The Zeigarnik Effect: Why Uncaptured Ideas Haunt You

That idea looping in your head? It's a 100-year-old psychological mechanism. And there's a hack.

You're in bed. It's 11:47pm. Early morning tomorrow. But your brain refuses to shut down. It keeps replaying that idea from this afternoon. The thing you wanted to note but didn't.

This isn't insomnia. It's psychology. And it has a name.

Bluma Zeigarnik and the café waiters

In 1927, Lithuanian psychologist Bluma Zeigarnik observed something curious in a Berlin café. Waiters remembered every in-progress order perfectly — even complex ones. But the moment the bill was paid, they forgot instantly.

Her experiments confirmed: people remember uncompleted tasks twice as well as completed ones. This is the Zeigarnik effect: your brain keeps everything that isn't "closed" in active memory. Like browser tabs running in the background consuming RAM.

Your ideas are open loops

Every uncaptured idea is an open loop. Your subconscious keeps it active, replaying it — just in case you need it.

The more open loops, the more cluttered your brain. It's like trying to work with 47 Chrome tabs open — technically possible, but your system lags.

The David Allen hack

David Allen, inventor of GTD, built his entire methodology on the Zeigarnik effect. His key insight: simply noting an idea in a trusted system closes the loop.

Your brain doesn't need you to process the idea. It needs to know it's safe. That you won't lose it. That you can find it when needed.

Once that trust is established, it lets go. The loop closes. RAM is freed.

The trust problem

The effect only works if you trust your system. If you know, consciously or not, that you'll never find that note again — your brain won't release the loop.

If you have 300 unorganized notes in Apple Notes — you know deep down it's a black hole. You note to note, but you never find anything. And your brain knows it too.

Result: the Zeigarnik effect persists. The loop stays open. You noted, but nothing changed.

The conditions for closing a loop

1. Instant capture. If the idea arrives and you can't capture within 30 seconds, your brain starts "looping" it.

2. Exhaustive system. If you capture in 5 different places, none is complete. Your brain can't trust a fragmented system. One place. Everything in it.

3. Reliable retrieval. Capturing without being able to find again is like putting money in a safe whose code you've lost. You need to find any idea in seconds, even if you don't remember the exact words.
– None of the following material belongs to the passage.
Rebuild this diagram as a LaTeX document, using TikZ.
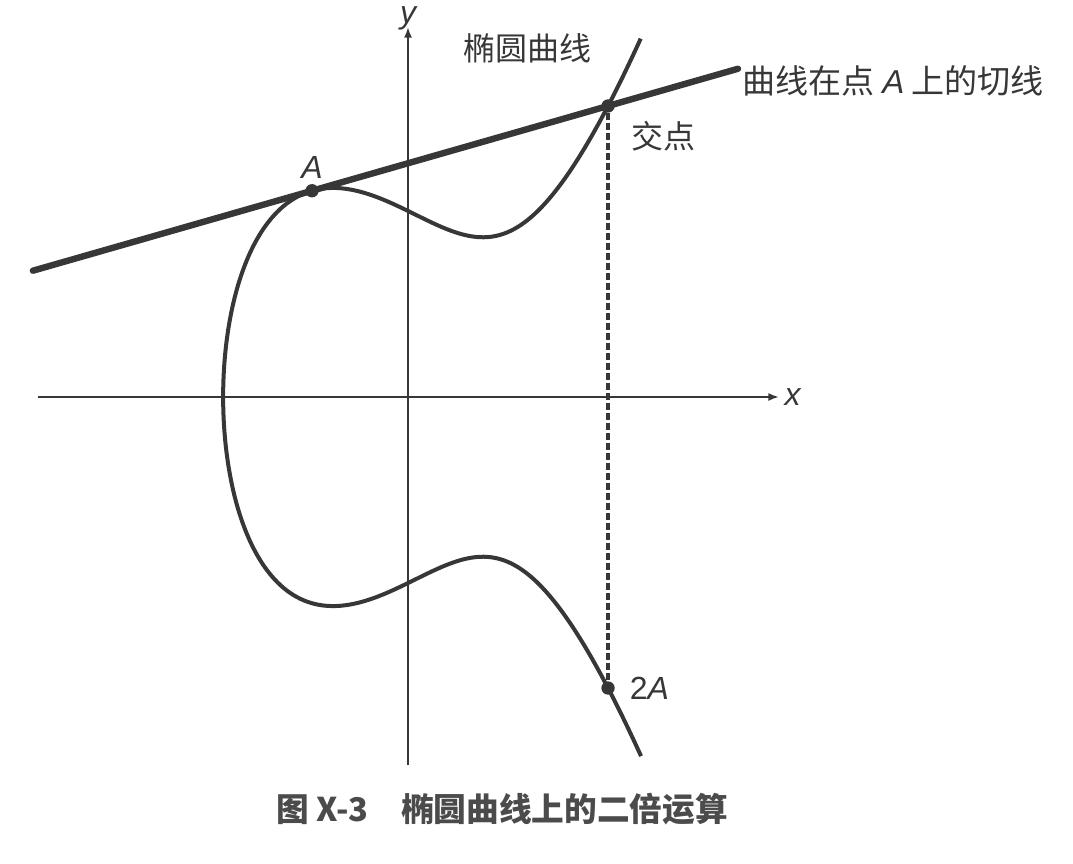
\documentclass[tikz,border=0pt]{standalone}
\usepackage{fontspec}
\setmainfont{Liberation Sans}
\newfontfamily\cjk{Noto Sans CJK SC}
\usetikzlibrary{arrows.meta,positioning,calc}
\definecolor{ink}{RGB}{55,55,55}
\tikzstyle{axis}=[draw=ink,line width=1.4pt,-{Latex[length=8pt,width=6pt]}]
\tikzstyle{curve}=[draw=ink,line width=3pt]
\tikzstyle{tangent}=[draw=ink,line width=4.8pt,line cap=round]
\tikzstyle{projection}=[draw=ink,line width=2.5pt,dash pattern=on 5pt off 2.5pt]
\tikzstyle{point}=[circle,fill=ink,inner sep=0pt,minimum size=10pt]
\tikzstyle{tag}=[text=ink,font=\fontsize{24}{28}\selectfont,inner sep=1pt]
\tikzstyle{caption}=[text=ink!90,font=\cjk\bfseries\fontsize{24.5}{30}\selectfont]

\begin{document}
\begin{tikzpicture}[x=0.75pt,y=-0.75pt,
    declare function={ex(\t)=-2.34+\t*\t; ey(\t)=\t*sqrt(ex(\t)*ex(\t)-2.34*ex(\t)+2.7756);}]
    \useasboundingbox (0,0) rectangle (1073,863);

    % axes
    \coordinate (xs) at (38,397);
    \coordinate (xe) at (779,397);
    \coordinate (ys) at (408,765);
    \coordinate (ye) at (408,27);
    \draw[axis] (xs) -- (xe);
    \draw[axis] (ys) -- (ye);
    \node[tag, right=3pt of xe] (xlab) {\itshape x};
    \node[tag, above=-3.5pt of ye] (ylab) {\itshape y};

    % curve and the points on it
    \draw[curve] plot[domain=-2.3:2.3, samples=201, smooth, variable=\t]
        ({408+79*ex(\t)}, {397-73*ey(\t)});
    \coordinate (pA) at ({408+79*ex(1.0607)}, {397-73*ey(1.0607)});
    \coordinate (pR) at ({408+79*ex(2.2073)}, {397-73*ey(2.2073)});
    \coordinate (pD) at ({408+79*ex(-2.2073)}, {397-73*ey(-2.2073)});

    % tangent through A
    \coordinate (tl) at ($(pA)!-0.943!(pR)$);
    \coordinate (tr) at ($(pA)!1.439!(pR)$);
    \draw[tangent] (tl) -- (tr);

    \node[point] (A) at (pA) {};
    \node[point] (R) at (pR) {};
    \node[point] (D) at (pD) {};
    \draw[projection] (R) -- (D);

    % labels
    \node[tag, above=3pt of A] (Alab) {\itshape A};
    \node[tag] (Rlab) at (663,136) {\cjk 交点};
    \node[tag, right=10pt of D] (Dlab) {2\itshape A};
    \node[tag] (clab) at (527,48) {\cjk 椭圆曲线};
    \node[tag, anchor=west, font=\fontsize{24.8}{28}\selectfont] (tlab) at (741,81) {\cjk 曲线在点 {\rmfamily\itshape A} 上的切线};
    \node[caption] (cap) at (502,809) {图 X-3\hspace{1em}椭圆曲线上的二倍运算};
\end{tikzpicture}
\end{document}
That's where semantic search changes everything.

The freed RAM

10 ideas captured per day = 10 closed loops = your brain running with 10 fewer "tabs."

The impact isn't just on memory. It's on concentration, sleep, creativity, and anxiety. The vague feeling of "I'm forgetting something" disappears.

The experiment you can do tonight

Before bed, take 2 minutes. Capture by voice every thought lingering in your head. Ideas, tasks, worries, "I need to think about." Everything. No judging, no organizing.

Then close the app. Observe what happens. Most people report immediate relief — as if someone finally closed those 47 Chrome tabs.

Your ideas don't want to haunt you. They just want a safe place. Give them that, and they'll let you sleep.